■ DESCRIPTION OF THE TASK ■
Retype, exactly as they stand, the lines from the start of the data to the line that contains "lw=1.5, clip_on=False))", both ends included. Leave the pictures out.

-*-*-

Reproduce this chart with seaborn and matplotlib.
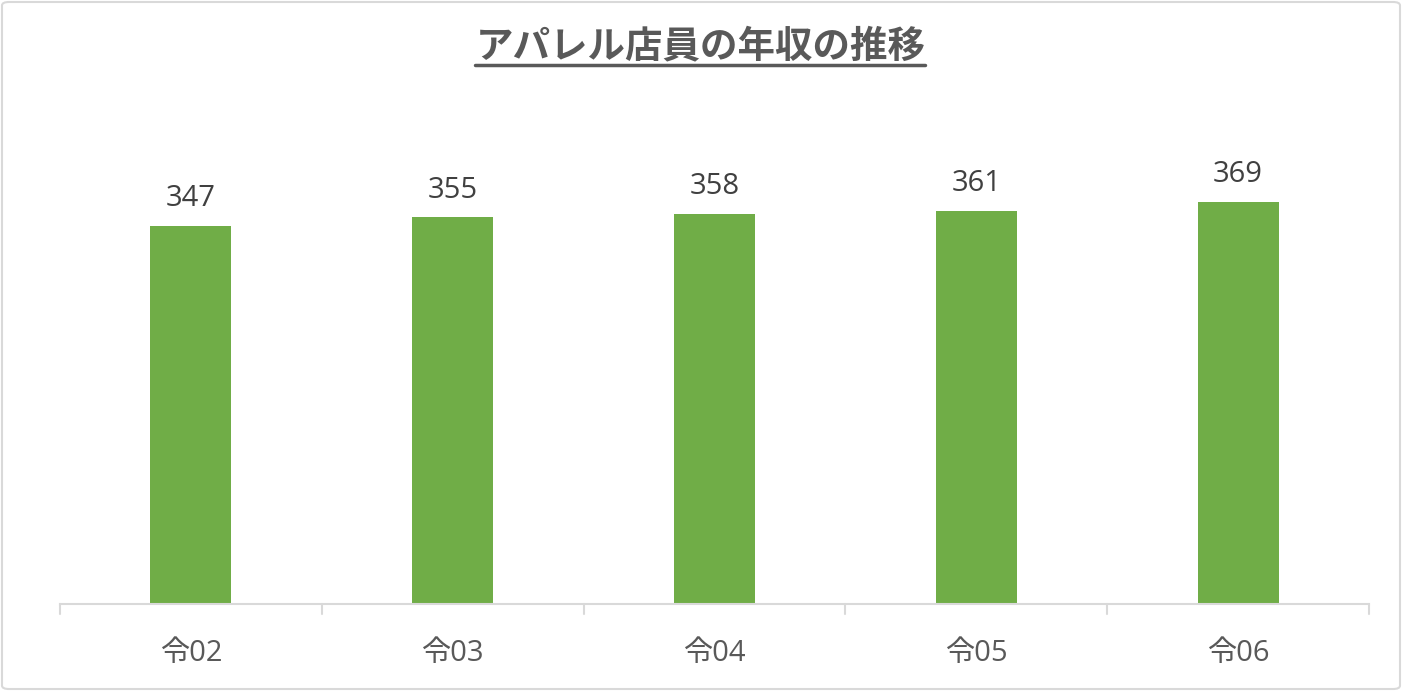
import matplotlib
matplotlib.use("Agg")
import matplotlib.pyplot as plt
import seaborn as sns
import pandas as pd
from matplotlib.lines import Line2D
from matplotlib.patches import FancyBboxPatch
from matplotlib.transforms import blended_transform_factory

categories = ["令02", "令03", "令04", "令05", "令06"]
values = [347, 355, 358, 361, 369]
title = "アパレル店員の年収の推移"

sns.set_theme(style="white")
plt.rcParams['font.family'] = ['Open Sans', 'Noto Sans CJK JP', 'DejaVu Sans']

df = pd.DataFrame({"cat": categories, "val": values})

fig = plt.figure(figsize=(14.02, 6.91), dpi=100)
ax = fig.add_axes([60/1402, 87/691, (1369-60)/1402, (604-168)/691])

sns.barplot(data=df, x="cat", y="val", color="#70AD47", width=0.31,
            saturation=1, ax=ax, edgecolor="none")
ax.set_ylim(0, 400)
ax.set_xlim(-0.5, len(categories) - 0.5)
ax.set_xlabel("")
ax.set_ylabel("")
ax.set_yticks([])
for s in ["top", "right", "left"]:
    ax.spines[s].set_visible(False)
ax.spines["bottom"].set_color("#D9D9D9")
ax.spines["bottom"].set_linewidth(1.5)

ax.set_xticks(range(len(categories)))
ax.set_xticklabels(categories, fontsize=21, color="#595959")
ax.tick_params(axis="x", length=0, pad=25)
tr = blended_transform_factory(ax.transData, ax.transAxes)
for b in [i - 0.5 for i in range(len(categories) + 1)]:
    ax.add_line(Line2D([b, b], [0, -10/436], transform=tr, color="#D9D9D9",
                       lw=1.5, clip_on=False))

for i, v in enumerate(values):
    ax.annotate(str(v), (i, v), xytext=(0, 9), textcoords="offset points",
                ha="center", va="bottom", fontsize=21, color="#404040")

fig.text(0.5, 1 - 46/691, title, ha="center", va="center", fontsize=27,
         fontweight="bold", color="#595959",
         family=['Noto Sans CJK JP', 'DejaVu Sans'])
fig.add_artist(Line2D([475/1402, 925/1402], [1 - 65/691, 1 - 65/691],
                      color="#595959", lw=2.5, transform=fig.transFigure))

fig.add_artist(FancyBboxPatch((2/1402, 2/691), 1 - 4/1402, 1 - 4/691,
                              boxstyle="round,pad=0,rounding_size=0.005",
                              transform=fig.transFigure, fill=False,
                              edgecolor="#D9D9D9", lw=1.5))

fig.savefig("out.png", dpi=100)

-*-*-

■ TASK SOLUTION ■
Reproduce this chart with seaborn and matplotlib.
import matplotlib
matplotlib.use("Agg")
import matplotlib.pyplot as plt
import seaborn as sns
import pandas as pd
from matplotlib.lines import Line2D
from matplotlib.patches import FancyBboxPatch
from matplotlib.transforms import blended_transform_factory

categories = ["令02", "令03", "令04", "令05", "令06"]
values = [347, 355, 358, 361, 369]
title = "アパレル店員の年収の推移"

sns.set_theme(style="white")
plt.rcParams['font.family'] = ['Open Sans', 'Noto Sans CJK JP', 'DejaVu Sans']

df = pd.DataFrame({"cat": categories, "val": values})

fig = plt.figure(figsize=(14.02, 6.91), dpi=100)
ax = fig.add_axes([60/1402, 87/691, (1369-60)/1402, (604-168)/691])

sns.barplot(data=df, x="cat", y="val", color="#70AD47", width=0.31,
            saturation=1, ax=ax, edgecolor="none")
ax.set_ylim(0, 400)
ax.set_xlim(-0.5, len(categories) - 0.5)
ax.set_xlabel("")
ax.set_ylabel("")
ax.set_yticks([])
for s in ["top", "right", "left"]:
    ax.spines[s].set_visible(False)
ax.spines["bottom"].set_color("#D9D9D9")
ax.spines["bottom"].set_linewidth(1.5)

ax.set_xticks(range(len(categories)))
ax.set_xticklabels(categories, fontsize=21, color="#595959")
ax.tick_params(axis="x", length=0, pad=25)
tr = blended_transform_factory(ax.transData, ax.transAxes)
for b in [i - 0.5 for i in range(len(categories) + 1)]:
    ax.add_line(Line2D([b, b], [0, -10/436], transform=tr, color="#D9D9D9",
                       lw=1.5, clip_on=False))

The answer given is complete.